Hugging Face Profile

The Hugging Face Profile supports both hosted models and custom endpoints, offering the most flexible model configuration in the library. This page describes how to select and configure Hugging Face models for use within the UnO Agentic AI Builder. To ensure seamless interaction within the chat interface and agentic workflows, users must select models specifically optimized for instruction following.

Before you begin

You must have a valid Hugging Face Credential configured in the Credential Library to authenticate this connection.
Ensure that all mandatory fields (marked with *) are completed accurately.

Tested Models

While the UnO Agentic AI Builder can connect to various models hosted on Hugging Face, only the following models currently support the Chat functionality required for interactive agents:

Qwen/Qwen2.5-7B-Instruct
Qwen/Qwen2.5-1.5B-Instruct
openai/gpt-oss-20b

The following models have been tested but are not supported for Chat functionality in the current version:

Incompatible Instruct Models:Qwen/Qwen2.5-3B-Instruct, meta-llama/Llama-3.1-8B-Instruct, and dphn/dolphin-2.9.1-yi-1.5-34b.
Base Models:Qwen/Qwen3-4B, Qwen/Qwen3-0.6B, and openai-community/gpt2. These models lack the instruction-tuning required to follow conversational logic and will not function correctly within the Agentic AI Builder.

Table 1. Mandatory fields
Option	Description
Profile name	A unique identifier for this configuration instance.

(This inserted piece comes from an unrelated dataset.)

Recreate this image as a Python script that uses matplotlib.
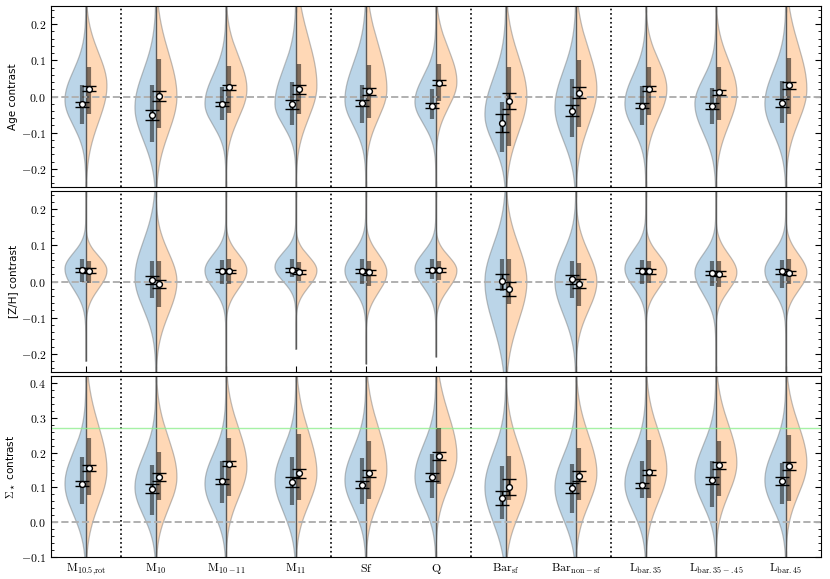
import numpy as np
import matplotlib
matplotlib.use("Agg")
import matplotlib.pyplot as plt
from matplotlib.ticker import MultipleLocator, AutoMinorLocator, FuncFormatter

plt.rcParams['mathtext.fontset'] = 'cm'
plt.rcParams['font.family'] = 'DejaVu Sans'

labels = [r'$\mathrm{M_{10.5{,}rot}}$', r'$\mathrm{M_{10}}$', r'$\mathrm{M_{10-11}}$',
          r'$\mathrm{M_{11}}$', r'$\mathrm{Sf}$', r'$\mathrm{Q}$', r'$\mathrm{Bar_{sf}}$',
          r'$\mathrm{Bar_{non-sf}}$', r'$\mathrm{L_{bar.35}}$', r'$\mathrm{L_{bar.35-.45}}$',
          r'$\mathrm{L_{bar.45}}$']
separators = [0.5, 3.5, 5.5, 7.5]

# ---- Age contrast ----
age_b_med = [-0.021, -0.051, -0.021, -0.022, -0.018, -0.025, -0.073, -0.039, -0.025, -0.027, -0.019]
age_b_err = [0.007, 0.014, 0.005, 0.012, 0.008, 0.007, 0.024, 0.015, 0.007, 0.008, 0.011]
age_b_q3 = [0.033, 0.033, 0.027, 0.039, 0.033, 0.022, -0.016, 0.049, 0.030, 0.023, 0.042]
age_b_q1 = [-0.077, -0.126, -0.065, -0.080, -0.074, -0.063, -0.152, -0.112, -0.078, -0.076, -0.074]
age_o_med = [0.021, 0.002, 0.025, 0.020, 0.014, 0.038, -0.012, 0.011, 0.022, 0.012, 0.031]
age_o_err = [0.007, 0.014, 0.006, 0.012, 0.009, 0.007, 0.022, 0.016, 0.006, 0.007, 0.010]
age_o_q3 = [0.081, 0.104, 0.083, 0.091, 0.088, 0.090, 0.082, 0.102, 0.082, 0.081, 0.106]
age_o_q1 = [-0.048, -0.086, -0.046, -0.047, -0.059, -0.013, -0.137, -0.083, -0.051, -0.065, -0.048]
# violin outline: peak position, spread below / above the peak
age_b_peak = [-0.01, -0.03, -0.02, -0.02, -0.01, -0.015, -0.05, -0.03, -0.02, -0.02, -0.02]
age_b_slo = [0.07, 0.09, 0.06, 0.06, 0.07, 0.06, 0.08, 0.09, 0.07, 0.08, 0.08]
age_b_shi = [0.08, 0.10, 0.08, 0.095, 0.10, 0.07, 0.10, 0.10, 0.08, 0.07, 0.09]
age_o_peak = [0.03, 0.0, 0.02, 0.03, 0.02, 0.04, 0.0, 0.02, 0.02, 0.01, 0.02]
age_o_slo = [0.10, 0.10, 0.08, 0.09, 0.08, 0.07, 0.10, 0.10, 0.08, 0.09, 0.09]
age_o_shi = [0.09, 0.12, 0.09, 0.13, 0.12, 0.09, 0.11, 0.11, 0.08, 0.09, 0.12]
age_tail = [-0.3] * 11

# ---- [Z/H] contrast ----
zh_b_med = [0.032, 0.004, 0.030, 0.032, 0.029, 0.032, 0.001, 0.006, 0.030, 0.024, 0.028]
zh_b_err = [0.006, 0.011, 0.005, 0.006, 0.006, 0.006, 0.021, 0.012, 0.006, 0.006, 0.007]
zh_b_q3 = [0.061, 0.058, 0.060, 0.061, 0.061, 0.061, 0.061, 0.056, 0.059, 0.058, 0.059]
zh_b_q1 = [-0.001, -0.045, -0.006, 0.012, -0.006, 0.006, -0.025, -0.045, -0.006, -0.013, -0.019]
zh_o_med = [0.030, -0.006, 0.028, 0.027, 0.025, 0.031, -0.020, -0.006, 0.028, 0.022, 0.024]
zh_o_err = [0.006, 0.011, 0.005, 0.006, 0.006, 0.006, 0.020, 0.012, 0.006, 0.006, 0.006]
zh_o_q3 = [0.058, 0.056, 0.063, 0.053, 0.056, 0.058, 0.062, 0.051, 0.058, 0.056, 0.063]
zh_o_q1 = [-0.005, -0.071, -0.006, 0.001, -0.013, 0.003, -0.063, -0.068, -0.004, -0.016, -0.008]
zh_b_peak = [0.035, 0.01, 0.03, 0.04, 0.03, 0.035, 0.0, 0.0, 0.035, 0.025, 0.03]
zh_b_slo = [0.055, 0.085, 0.05, 0.04, 0.05, 0.05, 0.12, 0.09, 0.05, 0.06, 0.055]
zh_b_shi = [0.043, 0.10, 0.045, 0.04, 0.05, 0.045, 0.10, 0.08, 0.05, 0.05, 0.05]
zh_o_peak = [0.03, 0.0, 0.03, 0.03, 0.025, 0.03, 0.0, 0.0, 0.03, 0.025, 0.025]
zh_o_slo = [0.05, 0.09, 0.05, 0.045, 0.055, 0.05, 0.11, 0.08, 0.05, 0.05, 0.05]
zh_o_shi = [0.04, 0.08, 0.045, 0.04, 0.05, 0.04, 0.10, 0.08, 0.045, 0.05, 0.05]
zh_tail = [-0.22, -0.3, -0.3, -0.187, -0.227, -0.208, -0.3, -0.3, -0.3, -0.3, -0.3]

# ---- Sigma_* contrast ----
sig_b_med = [0.111, 0.096, 0.117, 0.116, 0.108, 0.130, 0.070, 0.098, 0.106, 0.120, 0.118]
sig_b_err = [0.008, 0.013, 0.007, 0.014, 0.010, 0.011, 0.021, 0.015, 0.007, 0.010, 0.012]
sig_b_q3 = [0.187, 0.165, 0.177, 0.187, 0.183, 0.196, 0.160, 0.166, 0.177, 0.176, 0.170]
sig_b_q1 = [0.052, 0.020, 0.055, 0.048, 0.051, 0.069, 0.010, 0.025, 0.070, 0.044, 0.051]
sig_o_med = [0.155, 0.130, 0.168, 0.141, 0.140, 0.190, 0.101, 0.132, 0.143, 0.163, 0.161]
sig_o_err = [0.008, 0.012, 0.008, 0.013, 0.010, 0.012, 0.022, 0.015, 0.008, 0.010, 0.012]
sig_o_q3 = [0.241, 0.201, 0.241, 0.252, 0.234, 0.271, 0.190, 0.212, 0.236, 0.234, 0.250]
sig_o_q1 = [0.077, 0.063, 0.076, 0.063, 0.067, 0.110, 0.065, 0.063, 0.070, 0.076, 0.061]
sig_b_peak = [0.11, 0.10, 0.11, 0.12, 0.12, 0.13, 0.10, 0.10, 0.11, 0.13, 0.12]
sig_b_slo = [0.087, 0.08, 0.08, 0.09, 0.08, 0.08, 0.10, 0.09, 0.08, 0.08, 0.08]
sig_b_shi = [0.09, 0.09, 0.085, 0.09, 0.09, 0.09, 0.10, 0.09, 0.09, 0.09, 0.09]
sig_o_peak = [0.15, 0.13, 0.16, 0.14, 0.15, 0.19, 0.11, 0.14, 0.15, 0.17, 0.17]
sig_o_slo = [0.10, 0.09, 0.09, 0.09, 0.09, 0.09, 0.09, 0.09, 0.09, 0.09, 0.09]
sig_o_shi = [0.127, 0.11, 0.11, 0.12, 0.12, 0.12, 0.11, 0.11, 0.11, 0.11, 0.11]
sig_tail = [-0.2] * 11
sig_ref = 0.27

HALF_W = 0.3
OFF = 0.05


def half_violin(ax, x, side, peak, slo, shi, color, ylo, yhi):
    y = np.linspace(ylo, yhi, 500)
    s = np.where(y < peak, slo, shi)
    w = HALF_W * np.exp(-0.5 * ((y - peak) / s) ** 2)
    ax.fill_betweenx(y, x, x + side * w, facecolor=color, alpha=0.3, lw=0)
    ax.plot(x + side * w, y, color='0.45', alpha=0.45, lw=0.9)


def panel(ax, ylim, blue, orange, tail, ylabel):
    n = len(labels)
    top = ylim[1] + 0.05
    for i in range(n):
        half_violin(ax, i, -1, blue[4][i], blue[5][i], blue[6][i], 'C0', tail[i], top)
        half_violin(ax, i, 1, orange[4][i], orange[5][i], orange[6][i], 'C1', tail[i], top)
        ax.vlines(i, tail[i], top, color='0.35', lw=1.0)
    xs = np.arange(n)
    for d, data in ((-1, blue), (1, orange)):
        ax.vlines(xs + d * OFF, data[3], data[2], color='k', alpha=0.5, lw=3.0, zorder=3)
        ax.errorbar(xs + d * OFF, data[0], yerr=data[1], fmt='o', mfc='white', mec='k',
                    ms=4.2, mew=1.0, ecolor='k', elinewidth=1.0, capsize=5, capthick=1.2, zorder=5)
    ax.axhline(0, color='#b0b0b0', ls='--', lw=1.4, zorder=2)
    for s in separators:
        ax.axvline(s, color='k', ls=':', lw=1.2)
    ax.set_xlim(-0.5, n - 0.5)
    ax.set_ylim(*ylim)
    ax.set_xticks(xs)
    ax.yaxis.set_major_locator(MultipleLocator(0.1))
    ax.yaxis.set_minor_locator(AutoMinorLocator(5))
    ax.yaxis.set_major_formatter(FuncFormatter(lambda v, p: '$%.1f$' % (0.0 if abs(v) < 1e-9 else v)))
    ax.tick_params(which='both', direction='in', top=True, right=True, labelsize=8.5)
    ax.tick_params(which='major', length=4)
    ax.tick_params(which='minor', length=2)
    ax.set_ylabel(ylabel, fontsize=7.5, labelpad=2)


fig, axes = plt.subplots(3, 1, figsize=(8.3, 5.79), dpi=100)
fig.subplots_adjust(left=0.0614, right=0.989, top=0.9896, bottom=0.038, hspace=0.022)

panel(axes[0], (-0.25, 0.25),
      (age_b_med, age_b_err, age_b_q3, age_b_q1, age_b_peak, age_b_slo, age_b_shi),
      (age_o_med, age_o_err, age_o_q3, age_o_q1, age_o_peak, age_o_slo, age_o_shi),
      age_tail, 'Age contrast')
panel(axes[1], (-0.25, 0.25),
      (zh_b_med, zh_b_err, zh_b_q3, zh_b_q1, zh_b_peak, zh_b_slo, zh_b_shi),
      (zh_o_med, zh_o_err, zh_o_q3, zh_o_q1, zh_o_peak, zh_o_slo, zh_o_shi),
      zh_tail, '[Z/H] contrast')
panel(axes[2], (-0.1, 0.42),
      (sig_b_med, sig_b_err, sig_b_q3, sig_b_q1, sig_b_peak, sig_b_slo, sig_b_shi),
      (sig_o_med, sig_o_err, sig_o_q3, sig_o_q1, sig_o_peak, sig_o_slo, sig_o_shi),
      sig_tail, r'$\Sigma_\star$ contrast')
axes[2].axhline(sig_ref, color='lightgreen', lw=1.0, alpha=0.8)

axes[0].set_xticklabels([])
axes[1].set_xticklabels([])
axes[2].set_xticklabels(labels, fontsize=8.5)

fig.savefig('out.png', dpi=100)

This name will be used to reference this specific Hugging Face model setup in the Agentic AI Builder.
Models available	Select a supported model from the dropdown list.

Table 2. Optional fields
Options	Description
Other model (overrides mandatory selection above)	Type a specific model name if it does not appear in the standard dropdown list. This overrides the "Models available" selection.
Temperature	Controls the randomness of the output (range: 0.0 to 1.0). Lower values make the output more deterministic.
Max New Tokens	The maximum number of tokens to generate in the response.
Top P	Nucleus sampling: The model considers the smallest set of tokens whose cumulative probability exceeds the threshold `top_p`.
Top K	Samples from the `k` tokens with the highest probability.
Repetition Penalty	Prevents the model from repeating the same text. A value of `1.0` means no penalty.
Do Sample	(Checkbox) Enables sampling mode (checked by default).
Streaming	(Checkbox) Enables real-time token streaming for faster perceived response times.
Endpoint URL	(Optional) Provide a custom inference endpoint URL if you are using a dedicated Hugging Face Inference Endpoint.
Task	Define the specific task type. The default is usually set to `text-generation`.